Well, I don't know how you got that results during your testing. How long ago did you do it? Let me say just this. If you are reading only one file then reading it in chunks larger that 32KB probably won't have any difference on modern HDD, for example here's ATTO benchmark on my Seagate Barracuda Pro 10TB: https://i.imgur.com/mDJLHsR.png
But if you are reading two different files then actuator has to go from one place to another. And that time it takes to move actuator directly corresponds to slower reading (same principle applies to fragmented files and why defragmentation is needed). And if you are reading file in larger chunks then actuator doesn't have to move that much form one place to another. If you need to create some test case, I suggest an extreme example: record some large files on DVD and test synchronization on them. You will clearly see that there is a difference with larger chunk size.

Re: Use bigger buffer/chunks when comparing files in "Synchronize directories"

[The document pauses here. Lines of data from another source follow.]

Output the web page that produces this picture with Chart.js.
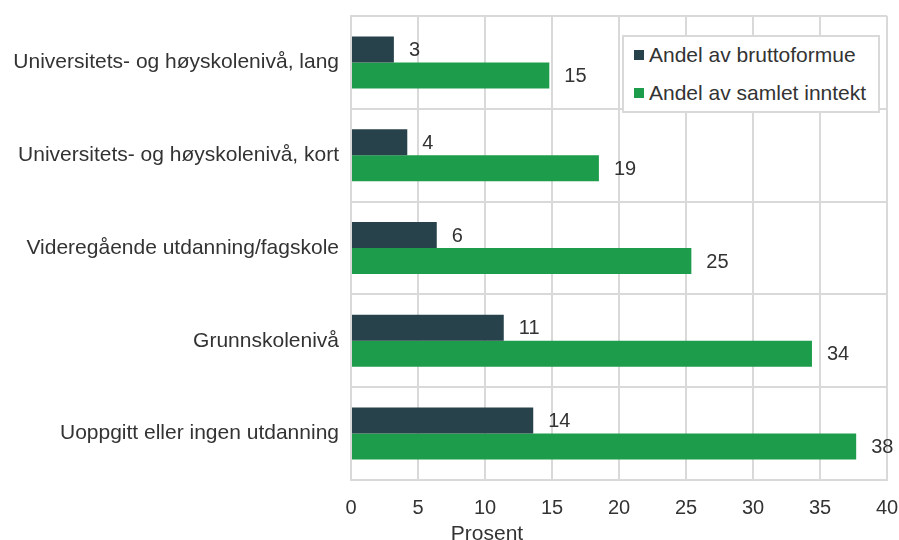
<!DOCTYPE html>
<html>
<head>
<meta charset="utf-8">
<script src="https://cdn.jsdelivr.net/npm/chart.js@4.4.1/dist/chart.umd.min.js"></script>
<style>
  html,body{margin:0;padding:0;background:#fff}
  #wrap{position:relative;width:899px;height:540px;overflow:hidden}
  #legend{position:absolute;left:622px;top:35px;width:254px;height:74px;border:2px solid #d9d9d9;background:#fff;
    font-family:"Liberation Sans",Arial,sans-serif;font-size:21px;color:#333}
  #legend .item{position:absolute;left:10px;display:flex;align-items:center;white-space:nowrap}
  #legend .sw{width:10px;height:10px;margin-right:5px}
</style>
</head>
<body>
<div id="wrap">
  <canvas id="chart" width="899" height="540"></canvas>
  <div id="legend"></div>
</div>
<script>
const categories = [
  "Universitets- og høyskolenivå, lang",
  "Universitets- og høyskolenivå, kort",
  "Videregående utdanning/fagskole",
  "Grunnskolenivå",
  "Uoppgitt eller ingen utdanning"
];
const bruttoformue = [3.2, 4.2, 6.4, 11.4, 13.6];
const samletInntekt = [14.8, 18.5, 25.4, 34.4, 37.7];
const seriesNames = ["Andel av bruttoformue", "Andel av samlet inntekt"];
const colors = ["#27424a", "#1d9d4b"];
const axisTitle = "Prosent";

const FONT = '"Liberation Sans", Arial, sans-serif';
const TEXT = "#333333";
const GRID = "#d9d9d9";

const valueLabels = {
  id: "valueLabels",
  afterDatasetsDraw(chart){
    const ctx = chart.ctx;
    ctx.save();
    ctx.font = "20px " + FONT;
    ctx.fillStyle = TEXT;
    ctx.textBaseline = "middle";
    ctx.textAlign = "left";
    chart.data.datasets.forEach((ds, i) => {
      chart.getDatasetMeta(i).data.forEach((bar, j) => {
        ctx.fillText(String(Math.round(ds.data[j])), bar.x + 15, bar.y + 1);
      });
    });
    ctx.restore();
  }
};

const xTitle = {
  id: "xTitle",
  afterDraw(chart){
    const ctx = chart.ctx;
    ctx.save();
    ctx.font = "21px " + FONT;
    ctx.fillStyle = TEXT;
    ctx.textAlign = "center";
    ctx.textBaseline = "top";
    ctx.fillText(axisTitle, 487, 524);
    ctx.restore();
  }
};

new Chart(document.getElementById("chart"), {
  type: "bar",
  data: {
    labels: categories,
    datasets: [
      {label: seriesNames[0], data: bruttoformue, backgroundColor: colors[0]},
      {label: seriesNames[1], data: samletInntekt, backgroundColor: colors[1]}
    ]
  },
  options: {
    indexAxis: "y",
    responsive: false,
    animation: false,
    datasets: {bar: {categoryPercentage: 0.56, barPercentage: 1}},
    layout: {padding: {top: 16, right: 12, bottom: 0, left: 0}},
    plugins: {legend: {display: false}, tooltip: {enabled: false}},
    scales: {
      x: {
        min: 0, max: 40,
        ticks: {stepSize: 5, padding: 16, color: TEXT, font: {family: FONT, size: 20}},
        grid: {color: GRID, lineWidth: 2, drawTicks: false},
        border: {color: GRID, width: 2},
        afterFit: s => { s.height = 60; s.paddingLeft = 0; s.paddingRight = 0; }
      },
      y: {
        ticks: {padding: 12, color: TEXT, font: {family: FONT, size: 21}},
        grid: {color: GRID, lineWidth: 2, drawTicks: false},
        border: {color: GRID, width: 2},
        afterFit: s => { s.width = 351; s.paddingTop = 0; s.paddingBottom = 0; }
      }
    }
  },
  plugins: [valueLabels, xTitle]
});

const legend = document.getElementById("legend");
legend.innerHTML = seriesNames.map((n, i) =>
  `<div class="item" style="top:${i === 0 ? 6 : 44}px"><span class="sw" style="background:${colors[i]}"></span>${n}</div>`
).join("");
</script>
</body>
</html>
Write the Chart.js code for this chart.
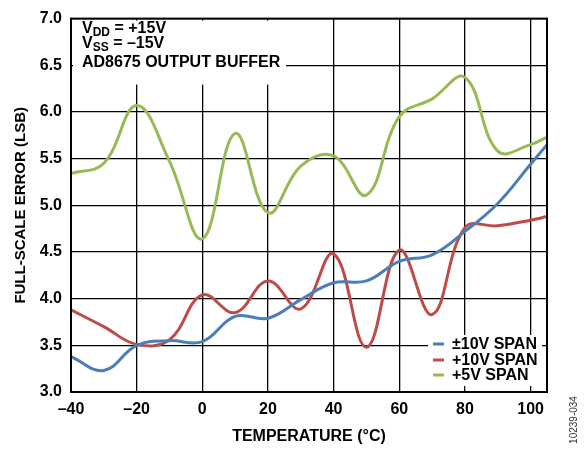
<!DOCTYPE html>
<html>
<head>
<meta charset="utf-8">
<script src="https://cdn.jsdelivr.net/npm/chart.js@4/dist/chart.umd.min.js"></script>
<style>
  html, body { margin: 0; padding: 0; background: #fff; }
  #wrap { width: 587px; height: 450px; position: relative; }
</style>
</head>
<body>
<div id="wrap"><canvas id="chart"></canvas></div>
<script>
// temperature (°C)
const temps = [-40, -30, -20, -10, 0, 10, 20, 30, 40, 50, 60, 70, 80, 90, 100, 105];

// full-scale error (LSB)
const span10Bipolar = [3.38, 3.23, 3.50, 3.55, 3.54, 3.81, 3.79, 3.99, 4.17, 4.19, 4.40, 4.47, 4.72, 5.02, 5.44, 5.65];
const span10 = [3.88, 3.70, 3.51, 3.56, 4.04, 3.85, 4.19, 3.89, 4.48, 3.48, 4.52, 3.83, 4.76, 4.78, 4.84, 4.88];
const span5 = [5.34, 5.45, 6.07, 5.47, 4.64, 5.77, 4.92, 5.42, 5.53, 5.11, 5.95, 6.14, 6.37, 5.58, 5.65, 5.73];

const seriesNames = ['±10V SPAN', '+10V SPAN', '+5V SPAN'];
const seriesColors = ['#4a7ebb', '#be4b48', '#98b954'];

const xTicks = [-40, -20, 0, 20, 40, 60, 80, 100];
const yTicks = [3.0, 3.5, 4.0, 4.5, 5.0, 5.5, 6.0, 6.5, 7.0];

const FONT = 'Liberation Sans, Arial, sans-serif';

function toPoints(ys) {
    return temps.map((t, i) => ({ x: t, y: ys[i] }));
}

function minusSign(v) {
    return v < 0 ? '\u2013' + Math.abs(v) : String(v);
}

// white boxes, frame, note and legend
const decorations = {
    id: 'decorations',
    afterDraw(chart) {
        const ctx = chart.ctx;
        const a = chart.chartArea;
        ctx.save();
        ctx.fillStyle = '#fff';
        ctx.fillRect(a.left + 2, a.top + 2, 213, 64);
        ctx.fillRect(428, 335, 114, 51);

        ctx.strokeStyle = '#000';
        ctx.lineWidth = 2;
        ctx.strokeRect(a.left, a.top, a.right - a.left, a.bottom - a.top);

        // supply note
        ctx.fillStyle = '#000';
        ctx.textBaseline = 'alphabetic';
        ctx.textAlign = 'left';
        const note = [['V', 'DD', ' = +15V', 33], ['V', 'SS', ' = \u201315V', 48]];
        note.forEach(([a1, sub, rest, y]) => {
            let x = 82;
            ctx.font = 'bold 16px ' + FONT;
            ctx.fillText(a1, x, y);
            x += ctx.measureText(a1).width;
            ctx.font = 'bold 12px ' + FONT;
            ctx.fillText(sub, x, y + 3);
            x += ctx.measureText(sub).width;
            ctx.font = 'bold 16px ' + FONT;
            ctx.fillText(rest, x, y);
        });
        ctx.font = 'bold 16px ' + FONT;
        ctx.fillText('AD8675 OUTPUT BUFFER', 82, 67);

        // legend
        ctx.textBaseline = 'middle';
        const rows = [344, 360, 375];
        seriesNames.forEach((name, i) => {
            ctx.fillStyle = seriesColors[i];
            ctx.fillRect(433, rows[i] - 1.5, 11, 3);
            ctx.fillStyle = '#000';
            ctx.fillText(name, 452, rows[i] + 1);
        });

        // figure number
        ctx.translate(574, 420);
        ctx.rotate(-Math.PI / 2);
        ctx.textAlign = 'center';
        ctx.font = '10px ' + FONT;
        ctx.fillStyle = '#333';
        ctx.fillText('10239-034', 0, 0);
        ctx.restore();
    }
};

new Chart(document.getElementById('chart'), {
    type: 'line',
    data: {
        datasets: [span10Bipolar, span10, span5].map((ys, i) => ({
            label: seriesNames[i],
            data: toPoints(ys),
            borderColor: seriesColors[i],
            backgroundColor: seriesColors[i],
            borderWidth: 3,
            pointRadius: 0,
            tension: 0.4,
            fill: false
        }))
    },
    options: {
        responsive: true,
        maintainAspectRatio: false,
        animation: false,
        layout: { padding: { top: 13, right: 40, left: 0, bottom: 0 } },
        plugins: {
            legend: { display: false },
            tooltip: { enabled: false }
        },
        scales: {
            x: {
                type: 'linear',
                min: -40,
                max: 105,
                afterFit: (scale) => { scale.height = 58; },
                afterBuildTicks: (scale) => { scale.ticks = xTicks.map(v => ({ value: v })); },
                grid: { color: '#000', lineWidth: 1.3, drawTicks: false },
                border: { display: false },
                ticks: {
                    padding: 8,
                    color: '#000',
                    font: { family: FONT, size: 16, weight: 'bold' },
                    callback: (v) => minusSign(v)
                },
                title: {
                    display: true,
                    text: 'TEMPERATURE (°C)',
                    color: '#000',
                    font: { family: FONT, size: 16, weight: 'bold' },
                    padding: { top: 0, bottom: 4 }
                }
            },
            y: {
                min: 3,
                max: 7,
                afterFit: (scale) => { scale.width = 71; },
                afterBuildTicks: (scale) => { scale.ticks = yTicks.map(v => ({ value: v })); },
                grid: { color: '#000', lineWidth: 1.3, drawTicks: false },
                border: { display: false },
                ticks: {
                    padding: 9,
                    color: '#000',
                    font: { family: FONT, size: 16, weight: 'bold' },
                    callback: (v) => v.toFixed(1)
                },
                title: {
                    display: true,
                    text: 'FULL-SCALE ERROR (LSB)',
                    color: '#000',
                    font: { family: FONT, size: 15, weight: 'bold' },
                    padding: { top: 12, bottom: 0 }
                }
            }
        }
    },
    plugins: [decorations]
});
</script>
</body>
</html>
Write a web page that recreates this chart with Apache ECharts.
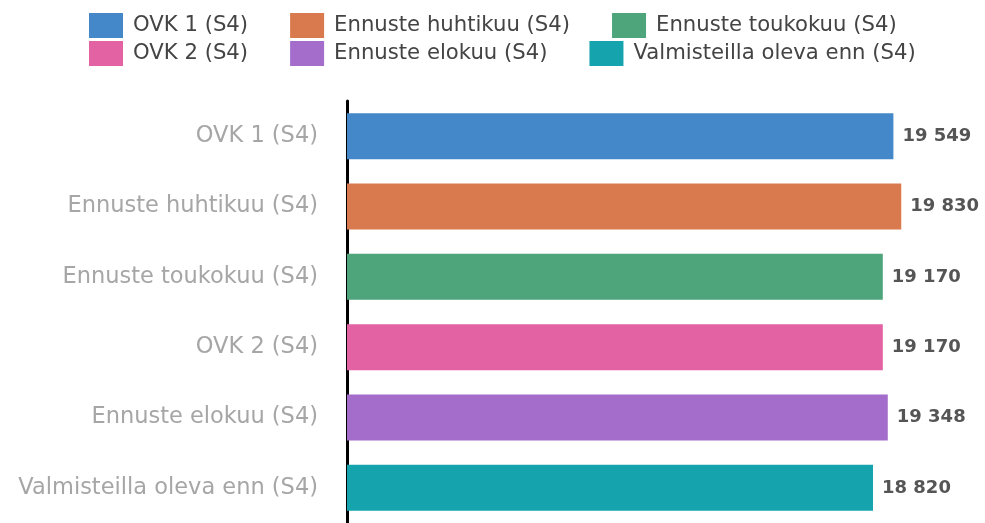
<!DOCTYPE html>
<html>
<head>
<meta charset="utf-8">
<script src="https://cdn.jsdelivr.net/npm/echarts@6/dist/echarts.min.js"></script>
<style>
    html, body { margin: 0; padding: 0; background: #fff; }
    #chart { width: 985px; height: 523px; }
</style>
</head>
<body>
<div id="chart"></div>
<script>
    // kategoriat ja arvot
    var categories = ['OVK 1 (S4)', 'Ennuste huhtikuu (S4)', 'Ennuste toukokuu (S4)',
        'OVK 2 (S4)', 'Ennuste elokuu (S4)', 'Valmisteilla oleva enn (S4)'];
    var values = [19549, 19830, 19170, 19170, 19348, 18820];
    var colors = ['#4588c9', '#d97a4e', '#4ea57c', '#e362a4', '#a46dcb', '#15a3ae'];

    var font = 'DejaVu Sans';

    function fmt(v) {
        return String(v).replace(/\B(?=(\d{3})+(?!\d))/g, ' ');
    }

    // yksi sarja per kategoria, jotta legenda saa oman värin
    var series = [];
    for (var i = 0; i < categories.length; i++) {
        var d = [];
        for (var j = 0; j < categories.length; j++) {
            d.push(j === i ? values[i] : '-');
        }
        series.push({
            name: categories[i],
            type: 'bar',
            stack: 'all',
            barWidth: 46,
            itemStyle: { color: colors[i] },
            label: {
                show: true,
                position: 'right',
                distance: 9,
                color: '#555',
                fontWeight: 'bold',
                fontSize: 18,
                fontFamily: font,
                formatter: function (p) { return fmt(p.value); }
            },
            data: d
        });
    }

    var legendText = { color: '#444', fontSize: 21.2, fontFamily: font, padding: [0, 0, 0, 5] };

    var myChart = echarts.init(document.getElementById('chart'));
    var option = {
        animation: false,
        legend: [
            {
                left: 89, top: 13, padding: 0,
                itemWidth: 34, itemHeight: 25, itemGap: 42,
                icon: 'rect',
                textStyle: legendText,
                data: categories.slice(0, 3)
            },
            {
                left: 89, top: 41, padding: 0,
                itemWidth: 34, itemHeight: 25, itemGap: 42,
                icon: 'rect',
                textStyle: legendText,
                data: categories.slice(3)
            }
        ],
        grid: {
            left: 347,
            top: 101,
            width: 559,
            height: 426
        },
        xAxis: {
            type: 'value',
            min: 0,
            max: 20000,
            show: false
        },
        yAxis: {
            type: 'category',
            inverse: true,
            data: categories,
            axisLine: { show: true, lineStyle: { color: '#000', width: 3 } },
            axisTick: { show: false },
            axisLabel: {
                color: '#a6a6a6',
                fontSize: 22.5,
                fontFamily: font,
                margin: 29,
                padding: [6, 0, 0, 0]
            }
        },
        series: series
    };
    myChart.setOption(option);
</script>
</body>
</html>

Posted: 2019-06-28, 21:09 UTC
by Hacker
I remember exactly that when Christian implemented a bigger buffer it was me who was testing some burned CD's or DVD's by comparing them with the original data on the HDD and the comparison was about 10 times slower than with the 32 KB buffers. Upon reporting this Christian was very surprised but after reverting the change the read speeds went back to normal.
I wanted to check the beta forum to see if I could still find the thread and refresh my memory but the betaboard is offline now. I did not find any mention in the history.txt, either.
So I guess we could make the value configurable perhaps?

Roman

Re: Use bigger buffer/chunks when comparing files in "Synchronize directories"

Posted: 2019-06-28, 22:19 UTC
by Usher
Hacker wrote: 2019-06-28, 21:09 UTC So I guess we could make the value configurable perhaps?
Sure, but… I suspect that the best value for HDD may be somehow related to the size of HDD cache, so there should be separate settings for every drive.

Re: Use bigger buffer/chunks when comparing files in "Synchronize directories"

Posted: 2019-06-29, 12:22 UTC
by kapela86
Hacker wrote: 2019-06-28, 21:09 UTC it was me who was testing some burned CD's or DVD's by comparing them with the original data on the HDD and the comparison was about 10 times slower than with the 32 KB buffers
Interesting, I can't think of why this would happen and my curiosity "sparked".
Hacker wrote: 2019-06-28, 21:09 UTC So I guess we could make the value configurable perhaps?
I think reading in bigger chunks is only needed if you read files from same physical location. Still, I would love to help test this, for now you could just implement it as user configurable value in beta version and let me know so I could test it in different situations.